» **DIRECTIVE**
Sort through the data and copy the lines holding the word "this".

================

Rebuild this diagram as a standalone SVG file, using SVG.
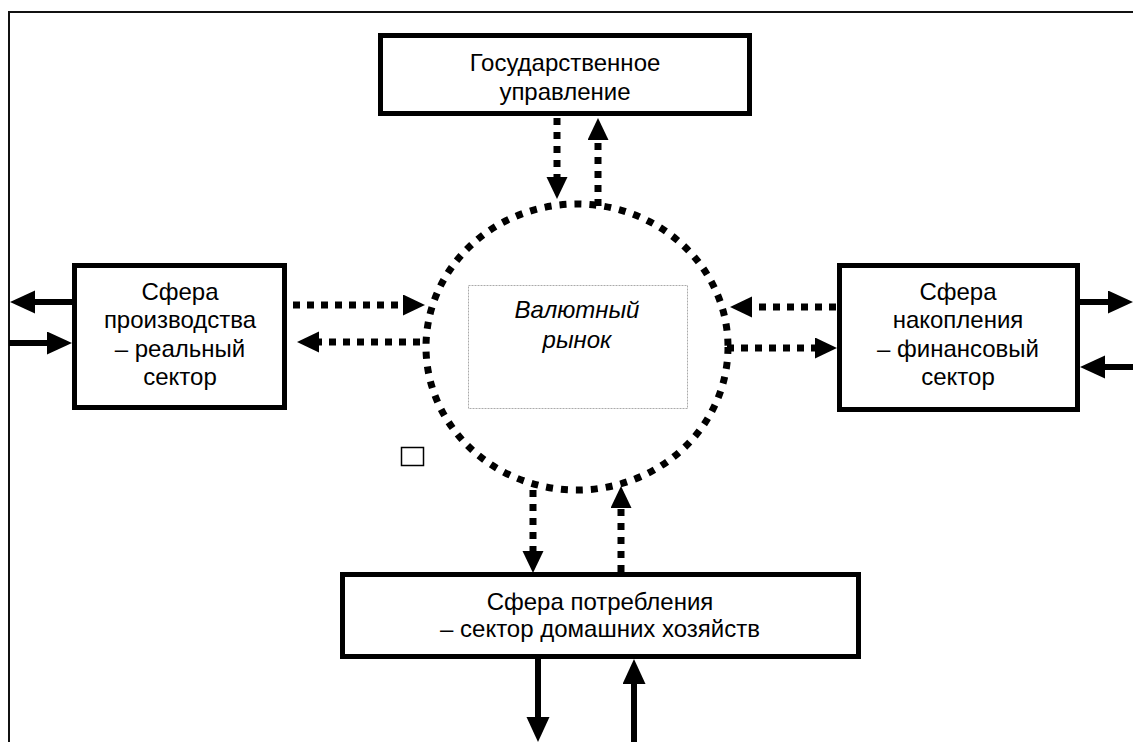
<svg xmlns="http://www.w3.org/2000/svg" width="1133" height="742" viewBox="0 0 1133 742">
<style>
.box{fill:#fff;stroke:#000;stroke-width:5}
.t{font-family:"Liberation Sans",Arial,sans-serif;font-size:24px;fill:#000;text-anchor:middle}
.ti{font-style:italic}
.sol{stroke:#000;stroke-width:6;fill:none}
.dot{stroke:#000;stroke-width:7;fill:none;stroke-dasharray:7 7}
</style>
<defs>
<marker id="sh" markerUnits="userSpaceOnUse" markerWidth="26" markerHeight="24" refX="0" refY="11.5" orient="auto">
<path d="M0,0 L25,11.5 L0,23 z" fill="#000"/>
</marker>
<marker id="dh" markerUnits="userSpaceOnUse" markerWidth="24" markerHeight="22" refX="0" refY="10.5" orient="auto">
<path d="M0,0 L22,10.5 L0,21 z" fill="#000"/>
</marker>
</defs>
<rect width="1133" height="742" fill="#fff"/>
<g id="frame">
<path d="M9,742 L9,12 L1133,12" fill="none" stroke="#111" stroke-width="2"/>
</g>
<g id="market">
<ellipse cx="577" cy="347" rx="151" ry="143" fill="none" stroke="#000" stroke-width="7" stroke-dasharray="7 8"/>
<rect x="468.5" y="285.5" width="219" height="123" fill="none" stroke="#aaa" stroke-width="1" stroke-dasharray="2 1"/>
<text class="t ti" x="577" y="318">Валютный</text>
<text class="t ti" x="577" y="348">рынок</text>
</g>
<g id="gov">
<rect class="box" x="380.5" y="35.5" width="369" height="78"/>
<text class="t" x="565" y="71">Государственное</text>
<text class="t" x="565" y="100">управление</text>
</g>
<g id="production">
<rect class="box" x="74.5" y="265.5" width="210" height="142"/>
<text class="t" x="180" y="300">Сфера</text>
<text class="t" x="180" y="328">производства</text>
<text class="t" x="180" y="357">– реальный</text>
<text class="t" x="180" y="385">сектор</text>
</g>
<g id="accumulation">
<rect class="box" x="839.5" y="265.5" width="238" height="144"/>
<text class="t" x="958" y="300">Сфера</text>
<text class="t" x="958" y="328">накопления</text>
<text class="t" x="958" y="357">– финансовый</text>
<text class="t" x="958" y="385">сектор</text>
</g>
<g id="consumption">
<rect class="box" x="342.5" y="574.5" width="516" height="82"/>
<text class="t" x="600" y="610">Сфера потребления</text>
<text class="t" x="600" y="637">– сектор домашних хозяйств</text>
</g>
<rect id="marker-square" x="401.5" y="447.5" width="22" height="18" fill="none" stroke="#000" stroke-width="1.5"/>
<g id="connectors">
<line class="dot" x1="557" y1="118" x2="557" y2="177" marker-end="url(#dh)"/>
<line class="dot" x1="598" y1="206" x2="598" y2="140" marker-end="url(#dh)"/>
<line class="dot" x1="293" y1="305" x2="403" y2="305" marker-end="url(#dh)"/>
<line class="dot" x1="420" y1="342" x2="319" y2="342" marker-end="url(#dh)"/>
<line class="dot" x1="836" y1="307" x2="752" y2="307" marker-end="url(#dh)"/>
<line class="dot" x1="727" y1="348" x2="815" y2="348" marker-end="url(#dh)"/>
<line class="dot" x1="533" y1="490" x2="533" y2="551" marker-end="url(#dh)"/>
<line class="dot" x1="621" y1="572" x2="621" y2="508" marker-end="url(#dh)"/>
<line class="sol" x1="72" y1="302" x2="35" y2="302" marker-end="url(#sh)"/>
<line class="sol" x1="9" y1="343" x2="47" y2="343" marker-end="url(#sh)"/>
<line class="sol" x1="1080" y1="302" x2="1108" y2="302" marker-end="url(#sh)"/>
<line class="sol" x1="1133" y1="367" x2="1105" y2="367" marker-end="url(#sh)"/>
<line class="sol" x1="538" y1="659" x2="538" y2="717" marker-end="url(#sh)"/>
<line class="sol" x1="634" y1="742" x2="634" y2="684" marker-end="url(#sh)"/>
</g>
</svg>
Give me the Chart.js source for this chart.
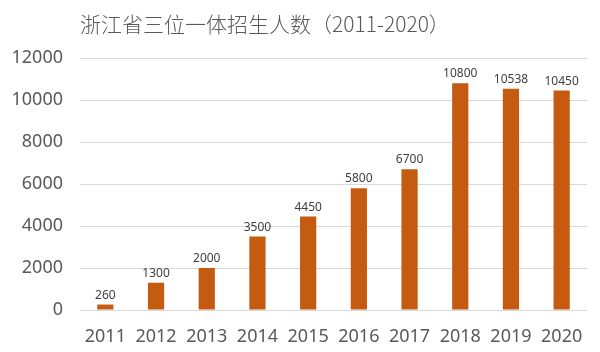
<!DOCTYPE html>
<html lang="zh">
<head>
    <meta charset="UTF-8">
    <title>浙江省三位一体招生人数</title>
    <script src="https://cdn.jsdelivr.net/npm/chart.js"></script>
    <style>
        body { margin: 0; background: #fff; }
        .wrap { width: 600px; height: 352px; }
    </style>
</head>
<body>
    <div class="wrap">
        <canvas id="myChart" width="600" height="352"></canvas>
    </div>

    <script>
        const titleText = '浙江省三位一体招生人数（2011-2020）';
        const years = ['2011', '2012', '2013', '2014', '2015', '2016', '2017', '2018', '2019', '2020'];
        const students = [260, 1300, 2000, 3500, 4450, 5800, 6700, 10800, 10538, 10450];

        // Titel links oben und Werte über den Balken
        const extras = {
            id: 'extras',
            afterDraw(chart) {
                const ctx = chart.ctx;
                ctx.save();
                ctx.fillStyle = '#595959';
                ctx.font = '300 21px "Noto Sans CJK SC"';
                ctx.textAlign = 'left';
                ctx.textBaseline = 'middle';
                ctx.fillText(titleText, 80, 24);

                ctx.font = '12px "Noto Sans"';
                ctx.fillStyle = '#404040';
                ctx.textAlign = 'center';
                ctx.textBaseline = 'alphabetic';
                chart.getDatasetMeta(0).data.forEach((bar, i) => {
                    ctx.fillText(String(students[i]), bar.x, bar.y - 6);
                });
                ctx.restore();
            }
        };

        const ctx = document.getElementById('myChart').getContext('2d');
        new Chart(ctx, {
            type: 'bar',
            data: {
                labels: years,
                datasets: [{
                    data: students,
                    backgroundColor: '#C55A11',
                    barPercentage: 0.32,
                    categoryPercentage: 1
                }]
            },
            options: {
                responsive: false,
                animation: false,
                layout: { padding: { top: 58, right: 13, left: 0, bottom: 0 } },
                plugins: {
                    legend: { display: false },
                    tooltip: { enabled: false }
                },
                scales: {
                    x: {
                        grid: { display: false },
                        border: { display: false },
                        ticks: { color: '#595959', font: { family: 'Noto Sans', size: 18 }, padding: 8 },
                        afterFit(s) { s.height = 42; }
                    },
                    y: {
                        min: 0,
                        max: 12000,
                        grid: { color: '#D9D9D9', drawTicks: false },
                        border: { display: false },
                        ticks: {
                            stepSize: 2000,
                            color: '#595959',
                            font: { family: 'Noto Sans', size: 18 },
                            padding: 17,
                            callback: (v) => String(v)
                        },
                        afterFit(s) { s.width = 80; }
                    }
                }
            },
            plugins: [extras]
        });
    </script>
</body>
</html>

================

» **SOLUTION**
Rebuild this diagram as a standalone SVG file, using SVG.
Give me the Chart.js source for this chart.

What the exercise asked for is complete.